William Wilson Killen (1860 – 20 February 1939) was an Australian politician.

Killen was born and educated in County Antrim, Ireland and migrated to Australia with his family in 1876. His father Edward acquired significant pastoral interests, and Killen initially worked on his father's property, "Elsinor", then managed the "Pirillie" property near Bourke. He then acquired an interest in the "Bull Plain" property near Corowa, founding a Merino stud, and purchased the "Merribee" property near Barellan in 1908, where he resided for many years thereafter. He was a co-founder of the Farmers and Settlers' Association and after many years of involvement was its president from 1920 to 1922. He was also president of the Murrumbidgee Shire, a Yanko Shire councillor, vice-president of the Riverina New State League, a member of the councils of the Graziers' Association and Stockowners' Association and a member of the Australian Meat Council, as well as his local pastures protection board. He was an unsuccessful Progressive Party candidate at the 1920 state election.

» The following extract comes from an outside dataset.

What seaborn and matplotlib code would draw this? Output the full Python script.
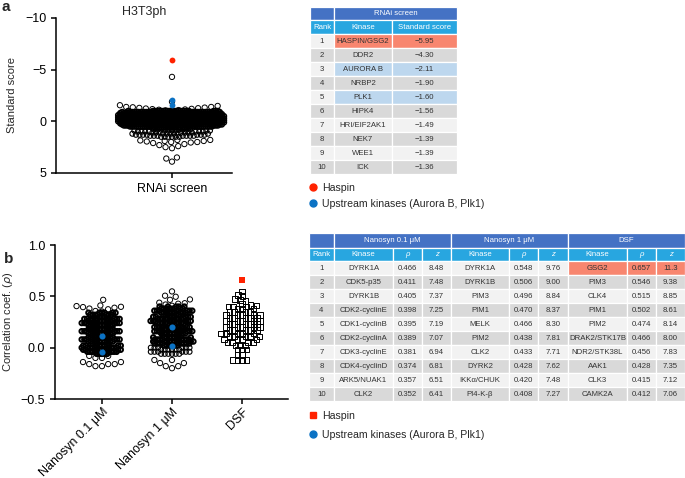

In 1922 he was elected to the Australian House of Representatives as a member of the Country Party, defeating Nationalist MP John Chanter for the seat of Riverina. In 1925, while a federal MP, he was the official representative of the Riverina movement at the 1925 NSW Royal Commission into the New State movements. Killen held Riverina until his retirement in 1931, having had a heart attack in 1929 and struggled with health issues during his final term.

Killen returned to farming after his retirement from politics and also continued a long-running role as a director of the Farmers and Graziers' Co-operative Grain Insurance and Agency Co. Ltd. He retired to Sydney in his final years. He died at his home in Manly in 1939 after having been ill for several months, and was buried at Rookwood Cemetery.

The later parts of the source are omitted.